Shturm Film kazakho-russe d’Adilkhan Yerzhanov (2022), avec Nurbek Mukushev, Azamat Nigmanov, Aleksandra Revenko, Berik Aitzhanov, Yerken Gubashev, Nurlan Batyrov, Daniyar Alshinov… 1h30. Sortie le 12 juillet 2023.
Le cinéaste kazakh Adilkhan Yerzhanov se caractérise par son penchant pour le cinéma de genre qui lui a permis de transposer à la mode de chez lui les conventions du film noir et du thriller, tout en les situant dans un cadre pour le moins inhabituel. C’était déjà le cas dans La tendre indifférence du monde (2018), où un couple aux abois se retrouvait aux prises avec la pègre, et A Dark, Dark Man (2019), dans lequel un flic chargé d’étouffer un meurtre par une hiérarchie corrompue voyait sa mission entravée par une journaliste d’investigation un peu trop curieuse.
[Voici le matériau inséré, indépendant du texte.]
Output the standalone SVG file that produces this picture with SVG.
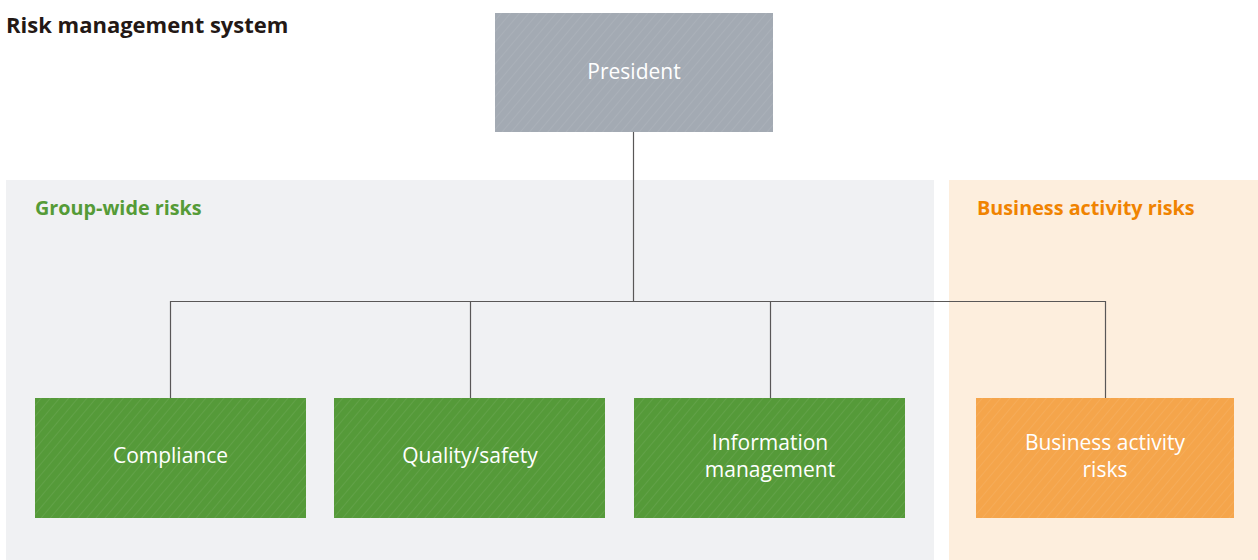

C’est dans la lignée de ces deux opus coécrits avec le Néerlandais Roelof-Jan Minneboo que s’inscrit Assaut dont le titre lapidaire souligne la filiation avec le classique homonyme de John Carpenter. Dans un cas comme dans l’autre, le film confronte des citoyens ordinaires à un groupe d’étrangers qu’il s’agit d’éliminer, mais dont on ignorera jusqu’à la fin les véritables intentions. À cette nuance près que ces assaillants masqués s’attaquent à une école, c’est-à-dire à ce que ces villageois ont de plus précieux : leurs enfants qu’ils prennent en otage. Une situation d’autant plus désespérée que ce lieu est coupé du monde par une tempête de neige et que parents et enseignants sont condamnés à se substituer aux forces de l’ordre, en attendant l’intervention hypothétique de l’armée, comme la cavalerie dans un western. Avec pour corollaire le rôle de révélateur que constitue cette situation, en confrontant les adultes à leurs responsabilités et à leur capacité à se muer en héros si les circonstances les y contraignent. En affrontant ces assaillants masqués qui conserveront leur mystère ad patres, ces gens comme les autres vont devoir se livrer à un combat ô combien plus redoutable qui va les opposer à… eux-mêmes !
Azamat Nigmanov
Construit comme une tragédie antique stylisée dans un cadre immaculé, Assaut cultive une dimension introspective sinon métaphysique qui s’en remet à la véritable nature de ses protagonistes en situation de crise, avec l’éventualité de s’ériger en sauveurs. Volontiers ironique sinon narquois, Yerzhanov s’attache notamment au comportement contradictoire d’un couple divorcé où un prof de maths apparaît aussi couard que son ex-épouse semble prête à tout pour sauver son fils unique. Dans la plus pure tradition de certains films-catastrophes où des inconnus en viennent à se serrer les coudes, c’est la gravité de la situation qui pousse les uns et les autres à dévoiler leur nature profonde, avec cette notion à géométrie variable que constitue la bravoure, une qualité souvent exacerbée par le cinéma hollywoodien dont Assaut souligne ironiquement qu’elle se révèle à la faveur des situations les plus désespérées. En se concentrant à dessein autour des états d’âme de cet échantillonnage d’enseignants et de parents d’élèves que les événements poussent à se substituer à des autorités défaillantes, le scénario assume des incohérences négligeables pour mieux se concentrer sur les atermoiements et les cas de conscience de ces hommes et de cette femme confrontés à un moment de vérité dont dépendra la suite de leur existence. Sans que Yerzhanov se permette jamais de porter un jugement sur le comportement ponctuel de ces humains trop humains.